Gut möglich, dass die Weltwirtschaft am Wochenende einer Katastrophe entgangen ist. Dass es bei der Aktion ums Ganze ging, zeigt jedenfalls der Preis, für den die 85 Jahre alte Investmentbank den Besitzer wechselte. Vor einer Woche hatte eine Bear-Stearns-Aktie noch 70 Dollar gekostet, jetzt zahlt JP Morgan ganze zwei Dollar. Manche Beobachter in New York sagen, allein das Hochhaus von Bear Stearns sei mehr wert, als die Summe, die JP Morgan gezahlt hat.

So etwas nennt man in Amerika einen "fire sale", einen Notverkauf. Besonders wichtig ist die Beteiligung der Notenbank Fed an der Aktion: Sie stellt JP Morgan einen Kredit über 30 Milliarden Dollar zur Verfügung; besichert wird er durch Wertpapiere von Bear Stearns, und zwar solche, deren Preis in der jetzigen Krise schwer ermittelbar ist und die daher kaum verkäuflich sind. Sollte der Wert niedriger sein als erhofft, müssten die amerikanischen Steuerzahler einspringen - ein klarer Tabubruch für die Fed.

Auf der nächsten Seite: Ohne Beispiel in der jüngeren Geschichte: die Fed ergreift Maßnahmen, die mehrere Grenzen überschreiten.

Wall Street im Notverkauf

Mit einer zweiten Maßnahme überschritt die Notenbank gleich mehrere Grenzen. Sie senkte die Zinsen, außer Plan, an einem Sonntag: Der Diskontsatz, zu dem sich Banken direkt bei der Fed Geld leihen können, geht um einen Viertelpunkt auf 3,25 Prozent zurück. Und, am wichtigsten: Künftig dürfen sich nicht nur regulierte Geschäftsbanken, sondern auch "primary dealer", also Investmentbanken, direkt bei der Fed verschulden. Der Präsident der Notenbank, Ben Bernanke, nutzte damit eine kaum bekannte Ausnahmeregelung aus der Zeit der Weltwirtschaftskrise.

"Liquide, gut funktionierende Finanzmärkte" seien eine "Voraussetzung für die Förderung des Wirtschaftswachstums," erklärte die Fed zu Begründung. Was bedeutet, dass diese Voraussetzung jetzt gefährdet ist.
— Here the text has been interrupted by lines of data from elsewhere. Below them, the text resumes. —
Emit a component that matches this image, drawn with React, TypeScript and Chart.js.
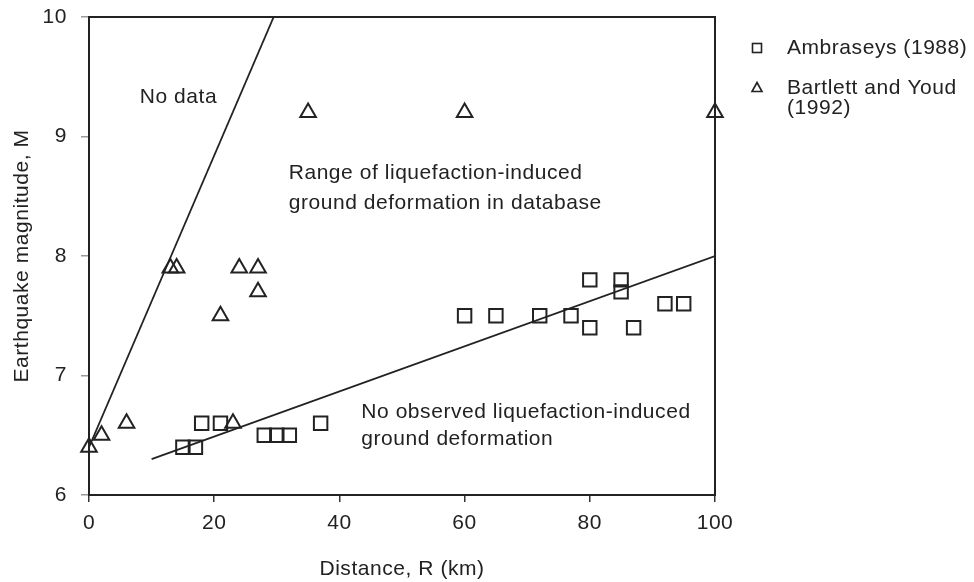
import React, { useEffect, useRef } from "react";
import { Chart, registerables } from "chart.js";

Chart.register(...registerables);

// ---- data ----
const ambraseysR = [15, 17, 18, 21, 28, 30, 32, 37, 60, 65, 72, 77, 80, 80, 85, 85, 87, 92, 95];
const ambraseysM = [6.4, 6.4, 6.6, 6.6, 6.5, 6.5, 6.5, 6.6, 7.5, 7.5, 7.5, 7.5, 7.8, 7.4, 7.8, 7.7, 7.4, 7.6, 7.6];

const bartlettR = [0, 2, 6, 13, 14, 21, 23, 24, 27, 27, 35, 60, 100];
const bartlettM = [6.4, 6.5, 6.6, 7.9, 7.9, 7.5, 6.6, 7.9, 7.9, 7.7, 9.2, 9.2, 9.2];

const upperBoundR = [0, 29.5];
const upperBoundM = [6.4, 10];
const lowerBoundR = [10, 100];
const lowerBoundM = [6.3, 8.0];

const xTickValues = [0, 20, 40, 60, 80, 100];
const yTickValues = [6, 7, 8, 9, 10];

const seriesLabels = ["Ambraseys (1988)", "Bartlett and Youd (1992)"];
const legendLines = [["Ambraseys (1988)"], ["Bartlett and Youd", "(1992)"]];

const noteTexts = [
  "No data",
  "Range of liquefaction-induced",
  "ground deformation in database",
  "No observed liquefaction-induced",
  "ground deformation",
];
const noteR = [8.1, 31.9, 31.9, 43.5, 43.5];
const noteM = [9.33, 8.69, 8.44, 6.69, 6.47];

const FONT = '"Liberation Sans", Arial, sans-serif';
const INK = "#222";
const FONT_SIZE = 21;
const SPACING = "0.55px";

const zip = (xs: number[], ys: number[]) => xs.map((x, i) => ({ x, y: ys[i] }));

export default function App() {
  const ref = useRef<HTMLCanvasElement>(null);

  useEffect(() => {
    const canvas = ref.current;
    if (!canvas) return;
    const c2d: any = canvas.getContext("2d");
    if (c2d) c2d.letterSpacing = SPACING;

    const decor = {
      id: "decor",
      beforeDraw(chart: any) {
        (chart.ctx as any).letterSpacing = SPACING;
      },
      afterDatasetsDraw(chart: any) {
        const { ctx, chartArea: a, scales } = chart;
        ctx.save();
        // frame
        ctx.strokeStyle = INK;
        ctx.lineWidth = 2;
        ctx.strokeRect(a.left, a.top, a.right - a.left, a.bottom - a.top);
        // notes
        ctx.fillStyle = INK;
        ctx.font = `${FONT_SIZE}px ${FONT}`;
        ctx.textBaseline = "middle";
        ctx.textAlign = "left";
        noteTexts.forEach((t, i) => {
          ctx.fillText(t, scales.x.getPixelForValue(noteR[i]), scales.y.getPixelForValue(noteM[i]));
        });
        // legend
        const mx = a.right + 42;
        const tx = a.right + 72;
        const rows = [a.top + 31, a.top + 71];
        ctx.lineWidth = 1.6;
        ctx.strokeRect(mx - 4.5, rows[0] - 4.5, 9, 9);
        ctx.beginPath();
        ctx.moveTo(mx, rows[1] - 5.5);
        ctx.lineTo(mx + 5, rows[1] + 3.5);
        ctx.lineTo(mx - 5, rows[1] + 3.5);
        ctx.closePath();
        ctx.stroke();
        legendLines.forEach((lines, i) => {
          lines.forEach((ln, j) => ctx.fillText(ln, tx, rows[i] + j * 20));
        });
        ctx.restore();
      },
    };

    const chart = new Chart(canvas, {
      type: "scatter",
      data: {
        datasets: [
          {
            label: seriesLabels[0],
            data: zip(ambraseysR, ambraseysM),
            pointStyle: "rect",
            pointRadius: 9.5,
            pointBorderWidth: 2,
            borderColor: INK,
            backgroundColor: "rgba(255,255,255,0)",
            clip: false,
          },
          {
            label: seriesLabels[1],
            data: zip(bartlettR, bartlettM),
            pointStyle: "triangle",
            pointRadius: 9,
            pointBorderWidth: 2,
            borderColor: INK,
            backgroundColor: "rgba(255,255,255,0)",
            clip: false,
          },
          {
            label: "upper",
            data: zip(upperBoundR, upperBoundM),
            showLine: true,
            pointRadius: 0,
            borderColor: INK,
            borderWidth: 1.8,
          },
          {
            label: "lower",
            data: zip(lowerBoundR, lowerBoundM),
            showLine: true,
            pointRadius: 0,
            borderColor: INK,
            borderWidth: 1.8,
          },
        ],
      },
      options: {
        animation: false,
        responsive: false,
        layout: { autoPadding: false, padding: { left: 0, top: 17, right: 259, bottom: 0 } },
        plugins: { legend: { display: false }, tooltip: { enabled: false } },
        scales: {
          x: {
            type: "linear",
            min: 0,
            max: 100,
            afterFit: (s: any) => {
              s.height = 87;
              s.paddingLeft = 0;
              s.paddingRight = 0;
            },
            afterBuildTicks: (s: any) => { s.ticks = xTickValues.map((v) => ({ value: v })); },
            grid: { display: true, drawOnChartArea: false, drawTicks: true, tickLength: 7, color: "#333", lineWidth: 1.5 },
            border: { display: true, color: INK, width: 2 },
            ticks: { color: INK, font: { family: FONT, size: FONT_SIZE }, padding: 9 },
            title: { display: true, text: "Distance, R (km)", color: INK, font: { family: FONT, size: FONT_SIZE }, padding: { top: 4, bottom: 0 } },
          },
          y: {
            type: "linear",
            min: 6,
            max: 10,
            afterFit: (s: any) => {
              s.width = 89;
              s.paddingTop = 0;
              s.paddingBottom = 0;
            },
            afterBuildTicks: (s: any) => { s.ticks = yTickValues.map((v) => ({ value: v })); },
            grid: { display: true, drawOnChartArea: false, drawTicks: true, tickLength: 8, color: "#999", lineWidth: 1.5 },
            border: { display: true, color: INK, width: 2 },
            ticks: { color: INK, font: { family: FONT, size: FONT_SIZE }, padding: 14 },
            title: { display: true, text: "Earthquake magnitude, M", color: INK, font: { family: FONT, size: FONT_SIZE }, padding: { top: 10, bottom: 0 } },
          },
        },
      },
      plugins: [decor],
    } as any);

    return () => chart.destroy();
  }, []);

  return (
    <div style={{ position: "absolute", left: 0, top: 0, width: 974, height: 582, background: "#fff" }}>
      <canvas ref={ref} width={974} height={582} style={{ display: "block" }} />
    </div>
  );
}
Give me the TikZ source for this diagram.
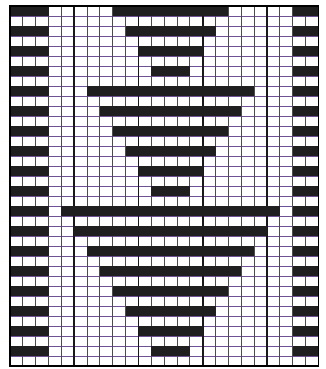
\documentclass[tikz,border=0pt]{standalone}
\begin{document}
\begin{tikzpicture}[x=1pt,y=-1pt]
\def\cw{12.85}
\def\ch{10}
\tikzset{
  cellfill/.style={fill=black!88},
  hline/.style={draw={rgb,255:red,110;green,80;blue,150}, line width=0.7pt},
  vline/.style={draw=black!70, line width=1pt},
  vthick/.style={draw=black!90, line width=1.8pt},
  frame/.style={draw=black, line width=1.6pt}
}
\useasboundingbox[fill=white] (0,0) rectangle (325,369);
% horizontal grid lines
\foreach \j in {1,...,35}{
  \draw[hline] (10,{6+\j*\ch}) -- ({10+24*\cw},{6+\j*\ch});
}
% vertical grid lines
\foreach \i in {1,...,23}{
  \draw[vline] ({10+\i*\cw},6) -- ({10+\i*\cw},{6+36*\ch});
}
\foreach \i in {5,10,15,20}{
  \draw[vthick] ({10+\i*\cw},6) -- ({10+\i*\cw},{6+36*\ch});
}
% side blocks on even rows
\foreach \r in {0,2,...,34}{
  \fill[cellfill] (10,{6+\r*\ch}) rectangle ({10+3*\cw},{6+(\r+1)*\ch});
  \fill[cellfill] ({10+22*\cw},{6+\r*\ch}) rectangle ({10+24*\cw},{6+(\r+1)*\ch});
}
% central bars
\foreach \r/\a/\b in {0/8/16,2/9/15,4/10/14,6/11/13,
  8/6/18,10/7/17,12/8/16,14/9/15,16/10/14,18/11/13,
  20/4/20,22/5/19,24/6/18,26/7/17,28/8/16,30/9/15,32/10/14,34/11/13}{
  \fill[cellfill] ({10+\a*\cw},{6+\r*\ch}) rectangle ({10+(\b+1)*\cw},{6+(\r+1)*\ch});
}
% frame
\draw[frame] (10,6) rectangle ({10+24*\cw},{6+36*\ch});
\end{tikzpicture}
\end{document}
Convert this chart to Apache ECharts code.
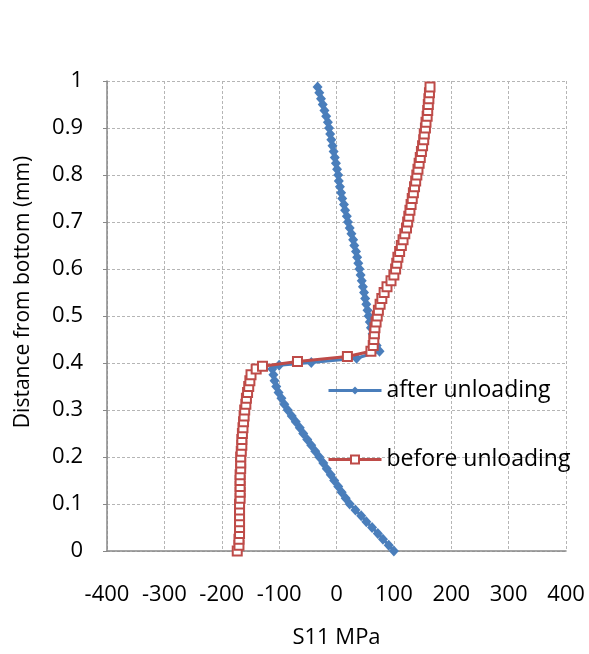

Am Dienstag dürfte die Notenbank ihren Leitzins nochmals senken. Nach den jüngsten Ereignissen rechnen Experten damit, dass sie dies um einen ganzen Prozentpunkt auf dann 2,0 Prozent tun wird. Auch das wäre ohne Beispiel in der jüngeren Geschichte.

Was Politiker und Banker fürchten, ist ein Bankenkrach - im Stile des 19., aber mit den Mitteln des 21. Jahrhunderts. Zu so einem Krach kommt es immer dann, wenn das Publikum fürchtet, ein Kreditinstitut könne die Einlagen seiner Kunden nicht zurückzahlen. In früheren Zeiten bildeten sich dann lange Schlangen verzweifelter Sparer an den Bankschaltern.

Heute ziehen Hedgefonds und andere Investoren ihr Geld von dem bedrängten Institut ab; beim Zusammenbruch der britischen Bank Northern Rock im vergangenen Jahr allerdings hatten die Kunden nochmals im alten Stil die Bank gestürmt. Den letzten großen Bankenkrach erlebten die Vereinigten Staaten 1907. Damals rettete der Stahlmagnat John Pierpont Morgan das US-Finanzsystem; er gründete eine Bank, die, Ironie der Geschichte, zu den Vorläufern jener JP Morgan Chase gehört, die jetzt Bear Stearns für einen Spottpreis erwirbt.

Ein Bankenkrach ist deshalb so gefährlich, weil dabei auch völlig gesunde Institute in den Strudel der Vertrauenskrise geraten können. Deshalb warten die Experten an der Wall Street jetzt besorgt auf die nächsten Geschäftszahlen anderer Banken. Besonders im Blick steht die Investmentbank Lehman Brothers, deren Ergebnisse am Dienstag veröffentlicht werden.

Die Ratingagentur Moody's bestätigte am Montag zwar die hohe Kreditwürdigkeit von Lehman, äußerte sich aber besorgt über die Zukunft, weil die Bank viel Geld in Immobilienwerte investiert hat. Der Aktienkurs von Lehman ist seit Jahresbeginn um 40 Prozent eingebrochen; am Montag verlor die Aktie bei Handelseröffnung an der Wall Street nochmals mehr als 14 Prozent.

Auch der Star der Wall Street, Goldman Sachs, dürfte am Dienstag deutlich schlechtere Zahlen veröffentlichen. Die Bank ist jedoch so gut mit Kapital ausgestattet, dass sich um deren Zukunft niemand Sorgen macht. Dagegen verlor UBS, die größte Bank Europas, am Dienstag 14 Prozent an Wert.

Die dramatische Verschärfung der Finanzkrise wird auch Folgen für die Realwirtschaft haben: Niemand zweifelt mehr, dass sich die Vereinigten Staaten in einer Rezession befinden; die Rezession dürfte auch länger dauern und tiefer werden als viele Experten bisher gehofft hatten. Ob Europa von dieser Rezession verschont werden wird, ist noch offen.